France on Monday began repatriating a 70-million-year-old dinosaur skeleton to Mongolia, nearly a decade after the fossil was looted from the Gobi Desert and later intercepted by French customs.
The “extremely rare” fossil of a Tarbosaurus Baatar, considered to be the Asian cousin of the fearsome Tyrannosaurus rex, was confiscated in 2015 in the central French town of Gannat after being smuggled through South Korea. Public Accounts Minister Amelie de Montchalin is set to formally hand over the skeleton along with roughly 30 other fossils, including dinosaur eggs.

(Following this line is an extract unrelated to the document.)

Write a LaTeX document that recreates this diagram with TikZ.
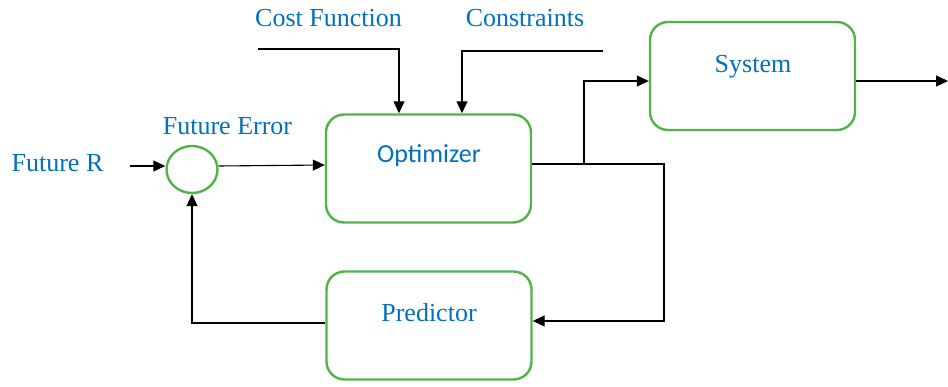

“This is an entire Tarbosaurus, estimated at around 700,000 euros when it was seized, but since then the market has exploded, so we could say it is worth two to three times that amount today,” Sophie Hocquerelle, communications manager for French customs, told France 2 television.
She described the find as “an exceptional discovery”.
Tarbosaurus baatar, which roamed Asia during the late Cretaceous period before vanishing 65 million years ago, has never been found outside the continent, making the fossil’s recovery particularly significant for Mongolia.
The country has spent years trying to reclaim fossils that vanished from the Gobi Desert—a region long targeted by both palaeontologists and smugglers since explorer Roy Chapman Andrews unearthed dinosaur eggs there a century ago.
Under Mongolian law, fossils cannot be exported without explicit authorization and are typically returned when seized abroad.
In 2021, the world’s largest triceratops skeleton ever unearthed at eight metres long was sold at auction in Paris for a gargantuan €6.6 million.